Intrigue follows: Soon we’re in a classic Agatha Christie–style, lushly appointed club room populated with glamorous and highly dodgy characters such as a maharishi who talks like Ali G (Adeel Akhtar), a snooty actress (Gemma Arterton), a gay heir (David Walliams), an African colonel (John Kani), a Spanish race-car driver (Luis Gerardo Mendez), a Japanese gold-digger (Shioli Kutsuna), and an imperious billionaire (a priceless Terence Stamp, who was less frightening when he played General Zod). The lights get switched off, someone gets a large knife to the chest, and everyone thinks it’s the Americans who did it.

I’d forgotten how great Aniston is at slinging cutting remarks without coming across as mean, and she and Sandler play beautifully off each other as they bicker their way toward a solution. The movie has the bones of a standard whodunit but also lightly mocks genre conventions along the way (“the butler did it” is an actual line). Subsidiary mysteries crop up: Did the killer also eat Audrey’s peanut M&M’s? (No, Nick confesses to that crime: He wanted to see if the European ones taste the same.) The pair turn out to be evenly matched because, although he is a cop, he’s not a very good one, and although she is a hairdresser, she has read a lot of mystery novels.

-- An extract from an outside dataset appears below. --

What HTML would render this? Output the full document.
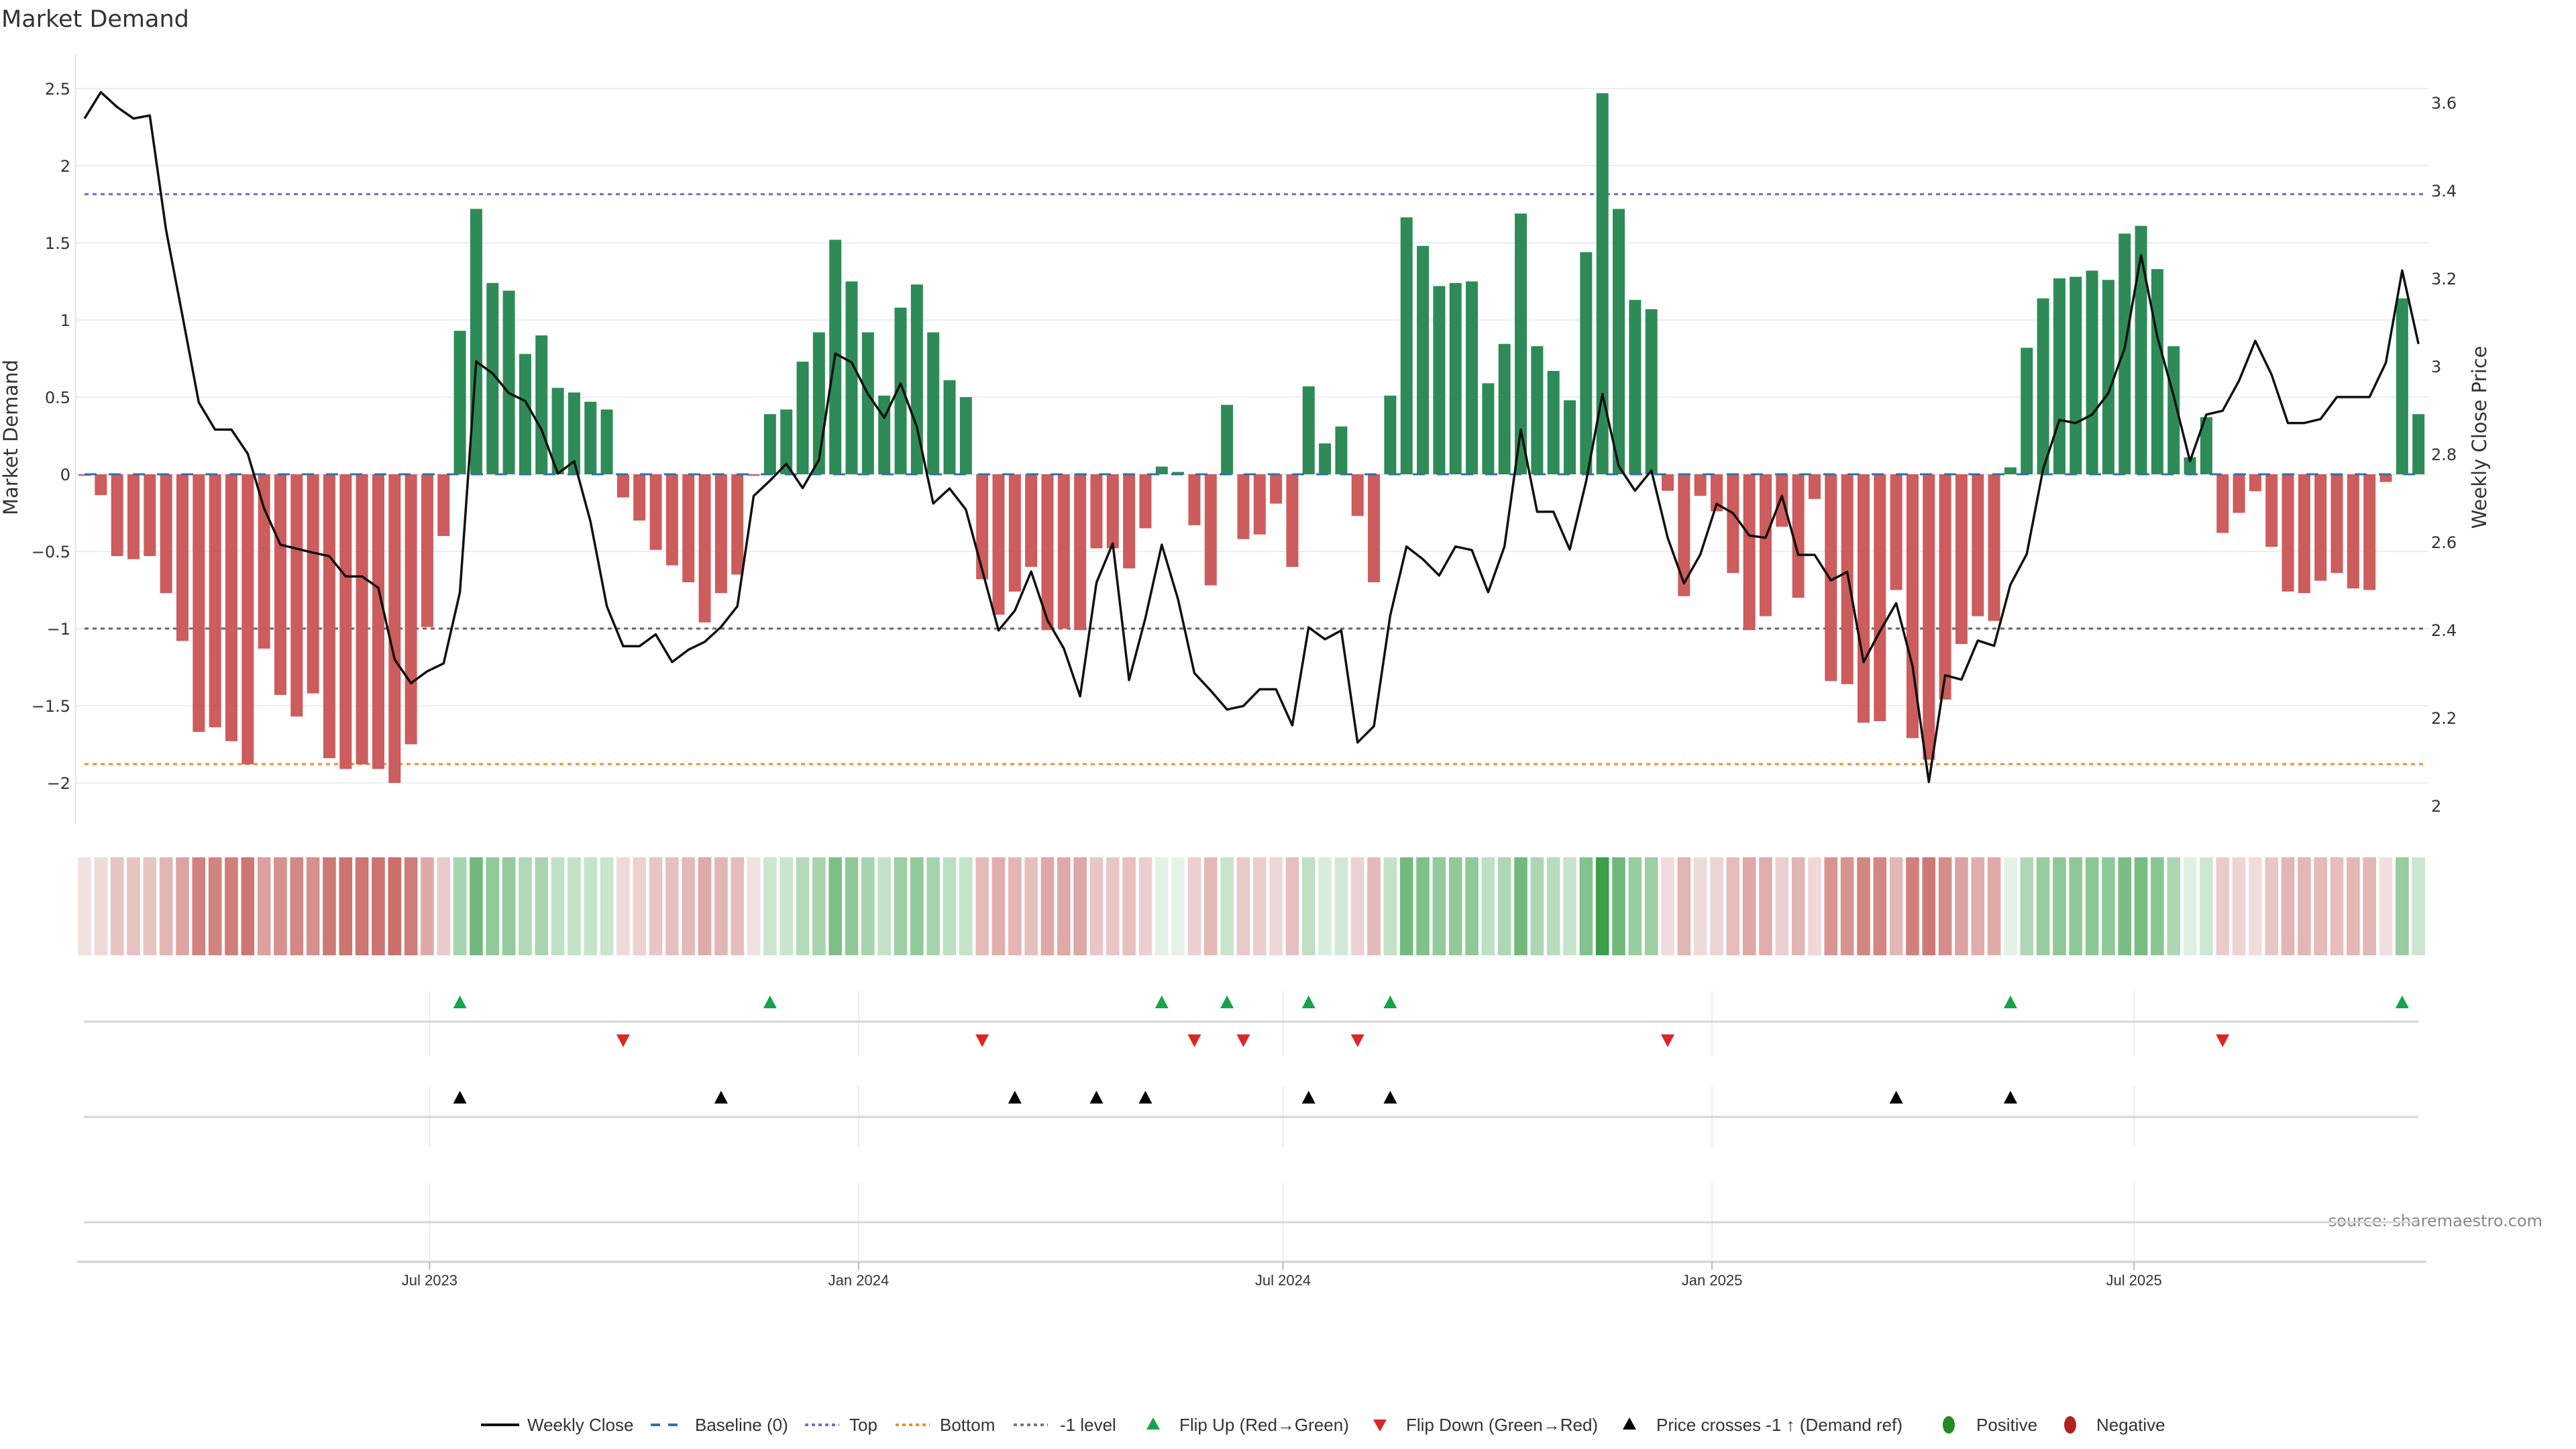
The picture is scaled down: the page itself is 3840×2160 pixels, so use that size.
<!DOCTYPE html>
<html><head><meta charset="utf-8"><style>
html,body{margin:0;padding:0;background:#fff;}
svg{display:block;font-family:"Liberation Sans","DejaVu Sans",sans-serif;}
.dv{font-family:"DejaVu Sans","Liberation Sans",sans-serif;}
</style></head><body>
<svg id="chart" width="3840" height="2160" viewBox="0 0 3840 2160" xmlns="http://www.w3.org/2000/svg">
<rect width="3840" height="2160" fill="#fff"/>
<text class="dv" x="2" y="40" font-size="35" fill="#333">Market Demand</text>
<text class="dv" x="0" y="0" font-size="29" fill="#333" text-anchor="middle" transform="translate(26,652) rotate(-90)">Market Demand</text>
<text class="dv" x="0" y="0" font-size="29" fill="#333" text-anchor="middle" transform="translate(3706,652) rotate(-90)">Weekly Close Price</text>
<text class="dv" x="3790" y="1828" font-size="24" fill="#888" text-anchor="end">source: sharemaestro.com</text>
<g id="legend" font-size="26" fill="#333">
 <g><line x1="717" y1="2124" x2="774" y2="2124" stroke="#111" stroke-width="4"/><text x="786" y="2133">Weekly Close</text></g>
 <g><line x1="970" y1="2124" x2="1021" y2="2124" stroke="#2f72a6" stroke-width="4" stroke-dasharray="14 12"/><text x="1036" y="2133">Baseline (0)</text></g>
 <g><line x1="1200" y1="2124" x2="1251" y2="2124" stroke="#7b68d0" stroke-width="4" stroke-dasharray="5 5"/><text x="1266" y="2133">Top</text></g>
 <g><line x1="1335" y1="2124" x2="1386" y2="2124" stroke="#f28a2e" stroke-width="4" stroke-dasharray="5 5"/><text x="1401" y="2133">Bottom</text></g>
 <g><line x1="1511" y1="2124" x2="1562" y2="2124" stroke="#777" stroke-width="4" stroke-dasharray="5 5"/><text x="1580" y="2133">-1 level</text></g>
 <g><polygon points="1719,2113 1729,2131 1709,2131" fill="#16a34a"/><text x="1758" y="2133">Flip Up (Red→Green)</text></g>
 <g><polygon points="2047,2116 2067,2116 2057,2134" fill="#dc2626"/><text x="2096" y="2133">Flip Down (Green→Red)</text></g>
 <g><polygon points="2429,2113 2439,2131 2419,2131" fill="#000"/><text x="2469" y="2133">Price crosses -1 ↑ (Demand ref)</text></g>
 <g><ellipse cx="2905" cy="2124" rx="9" ry="13" fill="#228b22"/><text x="2946" y="2133">Positive</text></g>
 <g><ellipse cx="3086" cy="2124" rx="9" ry="13" fill="#b22222"/><text x="3125" y="2133">Negative</text></g>
</g>
</svg>
<script>
const demand = [
-0.01,-0.135,-0.53,-0.55,-0.53,-0.77,-1.08,-1.67,-1.64,-1.73,
-1.88,-1.13,-1.43,-1.57,-1.42,-1.84,-1.91,-1.88,-1.91,-2.0,
-1.75,-0.99,-0.40,0.93,1.72,1.24,1.19,0.78,0.90,0.56,
0.53,0.47,0.42,-0.15,-0.30,-0.49,-0.59,-0.70,-0.96,-0.77,
-0.65,-0.01,0.39,0.42,0.73,0.92,1.52,1.25,0.92,0.51,
1.08,1.23,0.92,0.61,0.50,-0.68,-0.91,-0.76,-0.60,-1.01,
-1.00,-1.01,-0.48,-0.48,-0.61,-0.35,0.05,0.015,-0.33,-0.72,
0.45,-0.42,-0.39,-0.19,-0.60,0.57,0.20,0.31,-0.27,-0.70,
0.51,1.665,1.48,1.22,1.24,1.25,0.59,0.845,1.69,0.83,
0.67,0.48,1.44,2.47,1.72,1.13,1.07,-0.107,-0.79,-0.14,
-0.24,-0.64,-1.01,-0.92,-0.34,-0.80,-0.16,-1.34,-1.36,-1.61,
-1.60,-0.75,-1.71,-1.85,-1.46,-1.10,-0.92,-0.95,0.045,0.82,
1.14,1.27,1.28,1.32,1.26,1.56,1.61,1.33,0.83,0.11,
0.37,-0.38,-0.25,-0.11,-0.47,-0.76,-0.77,-0.69,-0.64,-0.74,
-0.75,-0.05,1.14,0.39];
const price = [
3.564,3.624,3.59,3.564,3.571,3.31,3.115,2.918,2.856,2.856,
2.801,2.677,2.594,2.585,2.576,2.568,2.522,2.522,2.496,2.333,
2.279,2.306,2.324,2.486,3.011,2.984,2.939,2.921,2.856,2.756,
2.784,2.647,2.454,2.363,2.363,2.39,2.327,2.355,2.373,2.407,
2.454,2.705,2.74,2.778,2.723,2.787,3.029,3.009,2.937,2.883,
2.961,2.862,2.688,2.722,2.674,2.537,2.399,2.444,2.533,2.422,
2.358,2.249,2.508,2.597,2.286,2.427,2.594,2.47,2.302,2.262,
2.219,2.227,2.265,2.265,2.183,2.406,2.379,2.399,2.144,2.181,
2.433,2.590,2.561,2.524,2.590,2.582,2.486,2.590,2.856,2.669,
2.669,2.583,2.738,2.937,2.773,2.717,2.763,2.610,2.506,2.572,
2.687,2.666,2.615,2.61,2.705,2.571,2.571,2.513,2.532,2.327,
2.397,2.461,2.318,2.054,2.297,2.287,2.376,2.364,2.503,2.573,
2.766,2.878,2.871,2.89,2.939,3.042,3.253,3.067,2.933,2.784,
2.89,2.899,2.967,3.058,2.981,2.871,2.871,2.88,2.93,2.93,
2.93,3.008,3.218,3.051];
const priceCrossIdx = [23,39,57,62,65,75,80,111,118];
const startDate = "2023-02-03";
const tickDates = ["2023-07-01","2024-01-01","2024-07-01","2025-01-01","2025-07-01"];
const tickLabels = ["Jul 2023","Jan 2024","Jul 2024","Jan 2025","Jul 2025"];
const leftTicks = [2.5,2,1.5,1,0.5,0,-0.5,-1,-1.5,-2];
const leftTickLabels = ["2.5","2","1.5","1","0.5","0","−0.5","−1","−1.5","−2"];
const rightTicks = [3.6,3.4,3.2,3.0,2.8,2.6,2.4,2.2,2.0];
const rightTickLabels = ["3.6","3.4","3.2","3","2.8","2.6","2.4","2.2","2"];
const topLevel = 1.815, bottomLevel = -1.878, minusLevel = -1;

const NS = "http://www.w3.org/2000/svg";
const svg = document.getElementById('chart');
const X0 = 126, PITCH = 24.33;
function xOf(i){ return X0 + PITCH*i; }
function xDate(d){ const days=(new Date(d)-new Date(startDate))/86400000; return X0 + PITCH*days/7; }
function yL(v){ return 707 - 230*v; }
function yR(p){ return 153.1 + (3.6-p)*655; }
const legend = document.getElementById('legend');
function add(tag, attrs){ const e=document.createElementNS(NS,tag); for(const k in attrs) e.setAttribute(k,attrs[k]); svg.insertBefore(e, legend); return e; }

leftTicks.forEach((v,k)=>{
  const g = add('line',{x1:113,x2:3621,y1:yL(v),y2:yL(v),stroke:'#eceef2','stroke-width':2});
  
  
  const t = add('text',{x:105,y:yL(v)+9,'font-size':24,fill:'#333','text-anchor':'end','class':'dv'});
  t.textContent = leftTickLabels[k];
  
  
});
rightTicks.forEach((p,k)=>{
  const t = add('text',{x:3624,y:yR(p)+9,'font-size':24,fill:'#333','class':'dv'});
  t.textContent = rightTickLabels[k];
  
  
});
const ax = add('line',{x1:113,x2:113,y1:80,y2:1228,stroke:'#e4e6ea','stroke-width':2});



[[topLevel,'#7b68d0','top-line'],[bottomLevel,'#f28a2e','bottom-line'],[minusLevel,'#666','minus1-level-line']].forEach(r=>{
  const l = add('line',{x1:X0,x2:3615,y1:yL(r[0]),y2:yL(r[0]),stroke:r[1],'stroke-width':3,'stroke-dasharray':'6 6'});
  
  
});

demand.forEach((v,i)=>{
  const y0=yL(0), y1=yL(v);
  const b = add('rect',{x:xOf(i)-9,y:Math.min(y0,y1),width:18,height:Math.max(Math.abs(y1-y0),0.5),fill:v>0?'#2e8b57':'#cd5c5c'});
  
  
});
const base = add('line',{x1:X0,x2:3615,y1:yL(0),y2:yL(0),stroke:'#2f72a6','stroke-width':3,'stroke-dasharray':'18 18'});



const pl = add('polyline',{points:price.map((p,i)=>xOf(i).toFixed(1)+','+yR(p).toFixed(1)).join(' '),fill:'none',stroke:'#111','stroke-width':3.5,'stroke-linejoin':'round'});



function mix(a,b,t){ return 'rgb('+a.map((c,k)=>Math.round(c+(b[k]-c)*t)).join(',')+')'; }
demand.forEach((v,i)=>{
  let col;
  if(v>0){ col = mix([230,244,232],[58,158,72],Math.min(v/2.5,1)); }
  else { col = mix([242,226,226],[203,111,107],Math.min(-v/2,1)); }
  const c = add('rect',{x:xOf(i)-9.8,y:1278,width:19.6,height:146,fill:col});
  
  
});

tickDates.forEach(d=>{
  const x=xDate(d);
  [[1477,1575],[1619,1709],[1763,1881]].forEach(s=>{
    const g = add('line',{x1:x,x2:x,y1:s[0],y2:s[1],stroke:'#ececec','stroke-width':2});
    
    
  });
});
[1523,1665,1822].forEach(y=>{
  const l = add('line',{x1:125,x2:3605,y1:y,y2:y,stroke:'#d6d6d6','stroke-width':3});
  
  
});
const xl = add('line',{x1:115,x2:3617,y1:1881,y2:1881,stroke:'#d0d0d0','stroke-width':3});


tickDates.forEach((d,k)=>{
  const x=xDate(d);
  const tk = add('line',{x1:x,x2:x,y1:1881,y2:1893,stroke:'#bbb','stroke-width':2});
  
  
  const t = add('text',{x:x,y:1916,'font-size':22,fill:'#333','text-anchor':'middle'});
  t.textContent = tickLabels[k];
  
  
});
function triUp(x,y,fill,name){
  const p = add('polygon',{points:`${x},${y-10} ${x+10},${y+9} ${x-10},${y+9}`,fill:fill});
  
  
}
function triDown(x,y,fill,name){
  const p = add('polygon',{points:`${x-10},${y-9} ${x+10},${y-9} ${x},${y+10}`,fill:fill});
  
  
}
for(let i=1;i<demand.length;i++){
  const pos=demand[i]>0, prev=demand[i-1]>0;
  if(pos && !prev) triUp(xOf(i),1494,'#16a34a','flip-up-marker');
  if(!pos && prev) triDown(xOf(i),1551,'#dc2626','flip-down-marker');
}
priceCrossIdx.forEach(i=>triUp(xOf(i),1636,'#000','price-cross-marker'));
</script>
</body></html>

No matter how dangerous things get, they handle it all with nonchalance: There’s a lot of comic mileage in playful, unpretentious Americans having a laugh at huffy European aristocrats. Anyway, to them, even being suspected of murder beats the original plan for their vacation, which was to go on one of those package-tour bus trips with dozens of sweaty tourists. The bus itself gets worked into the plot hilariously.

The comedy murder-mystery was once a reliable movie genre but it was written off for dead so long ago that I’m not even sure when I last saw it attempted. Can it be as far back as 1993’s Manhattan Murder Mystery, with Woody Allen and Diane Keaton? As with most Hollywood formulas, there was nothing wrong with the structure of the thing, it just needed to be polished up a little in order to get it back in fine working order.